I encourage you to always check those so that you are clear on the pinouts. Datasheet indicates the 992 is ECB. For the 2SA726, look at the schematic as well as what is printed on the circuit board. They should match. Sometimes you can't find the old datasheets for transistors, as is the case for the 726. Once in a while they are listed in a service manual. I don't have the QX-747 manual. I checked and it's not in the QX-949 manual. But, I did find this in the SA-8100 manual:

Transistors.jpg

So, it appears the 726 is also ECB. Regardless, you'll need to correctly orient the KSA992 with the markings on the board (and double checking the board is right by checking the schematic). If you look at how the 2SA726 is oriented before you remove them, that will be a third check for the pinout orientation.

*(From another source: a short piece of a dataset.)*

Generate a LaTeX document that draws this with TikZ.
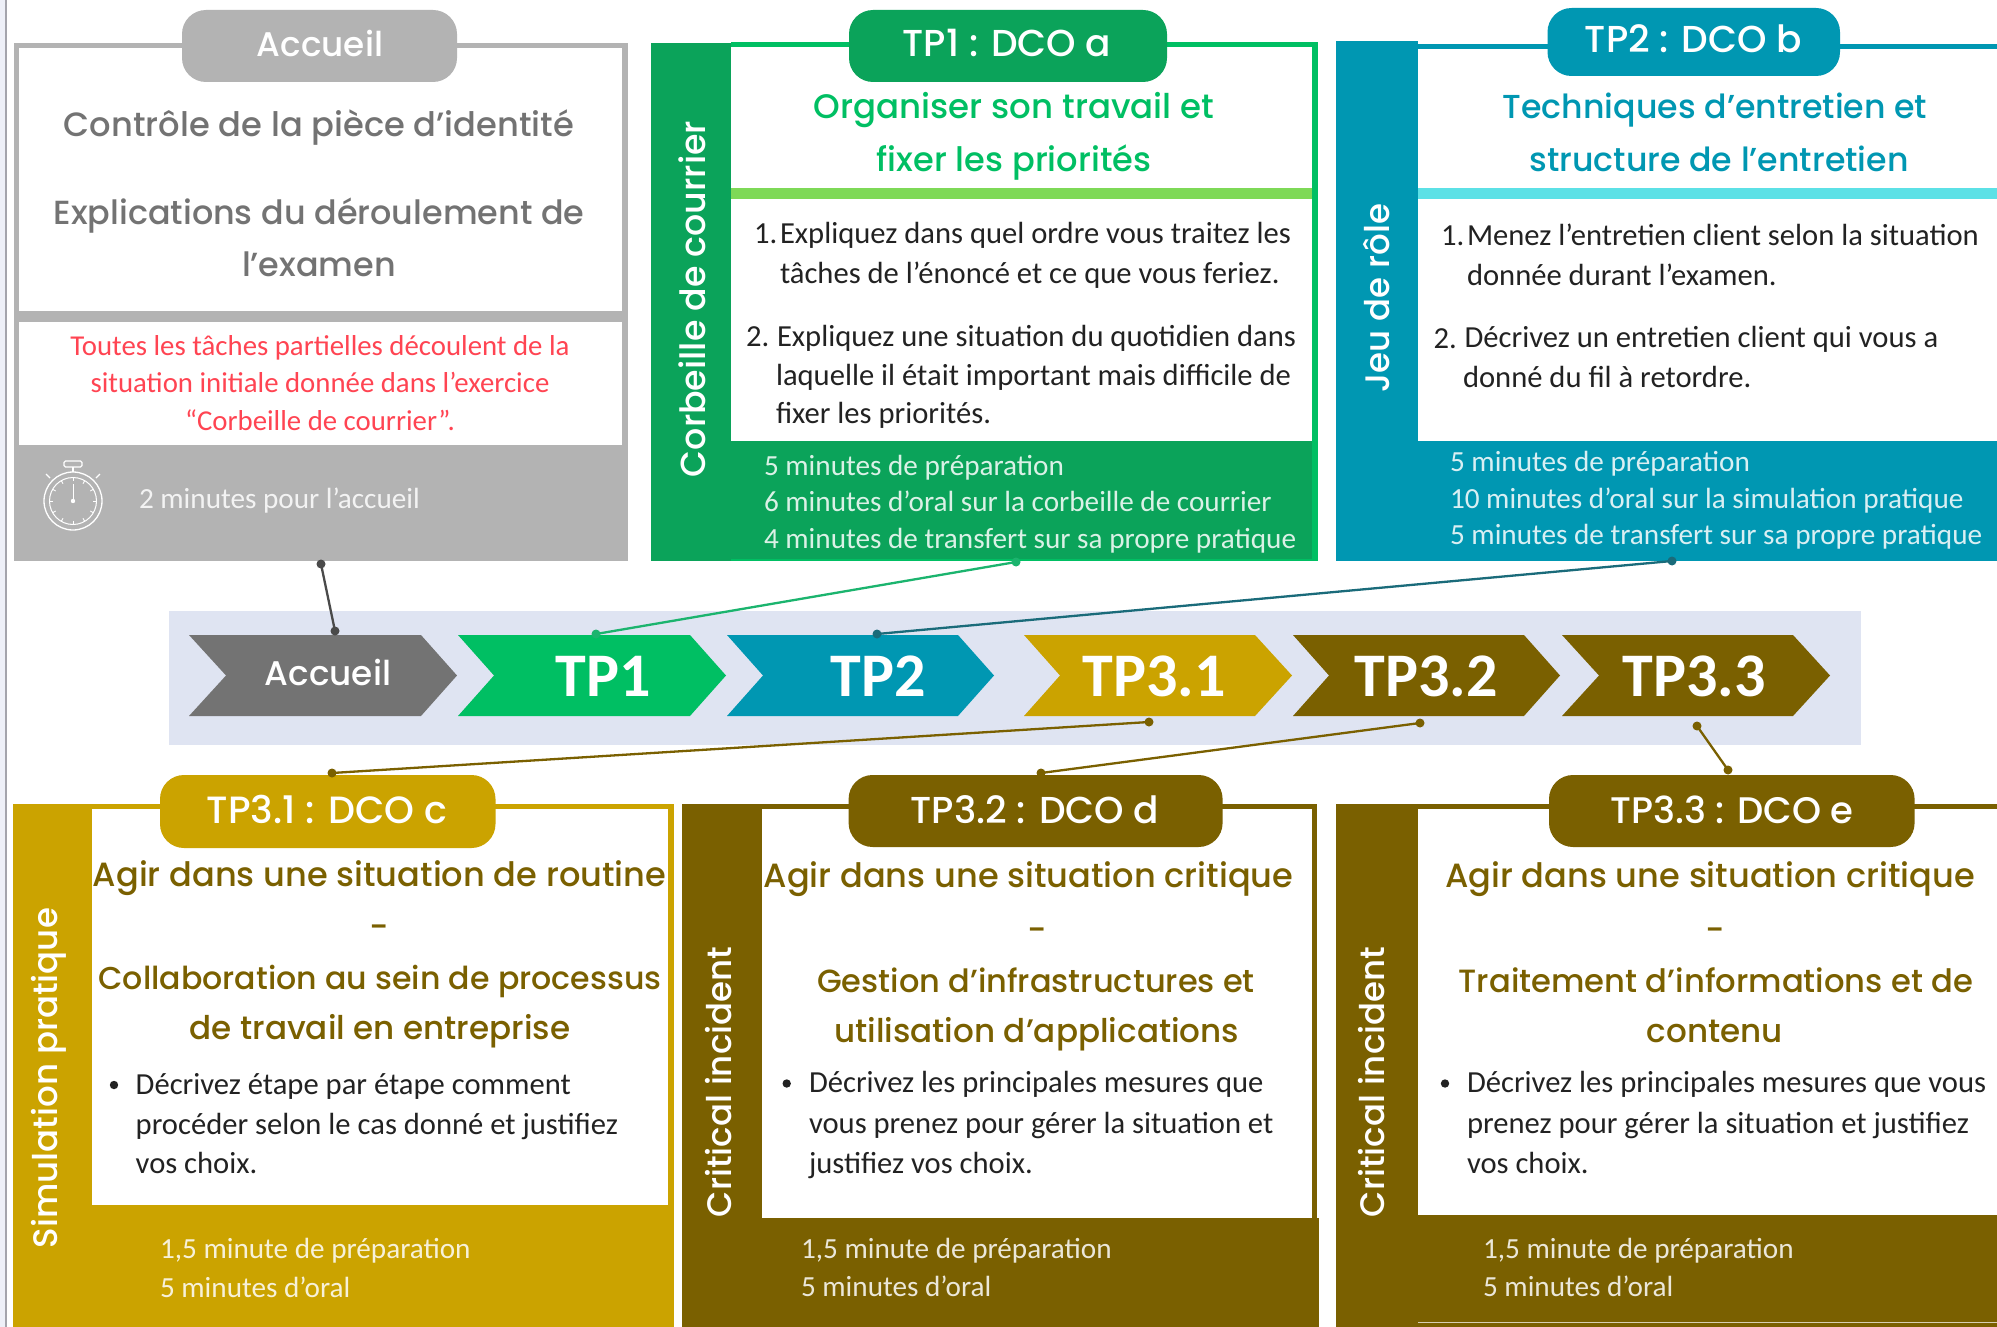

Pioneer uses this common system for the transistor symbol in schematics and printed on the circuit board:

npn-and-pnp-transistor-symbols-425x300.jpg
 
The trick to replacing transistors is to go slow and test it after every couple of them. If you lose sound in one or both channels, you put it in wrong.
 
Yup. You want to try to do the work in short sections and then reassemble and test the unit out on a DBT, to make sure you havent mucked anything up. We all do it, its best to do this work very methodically and carefully. Dont trust yourself, recheck very thing.
 
Thanks guys! Also for good measure I just ordered the Mega328 ESR transistor/diode/capacitor checker from Amazon should help identifying this stuff.
 
Just received the transistor replacement (KSA992 & KSC1845)
Old 2SA726 is PNP BCE
The KSA992 replacement is PNP ECB
I'll triple, quadruple check before I solder.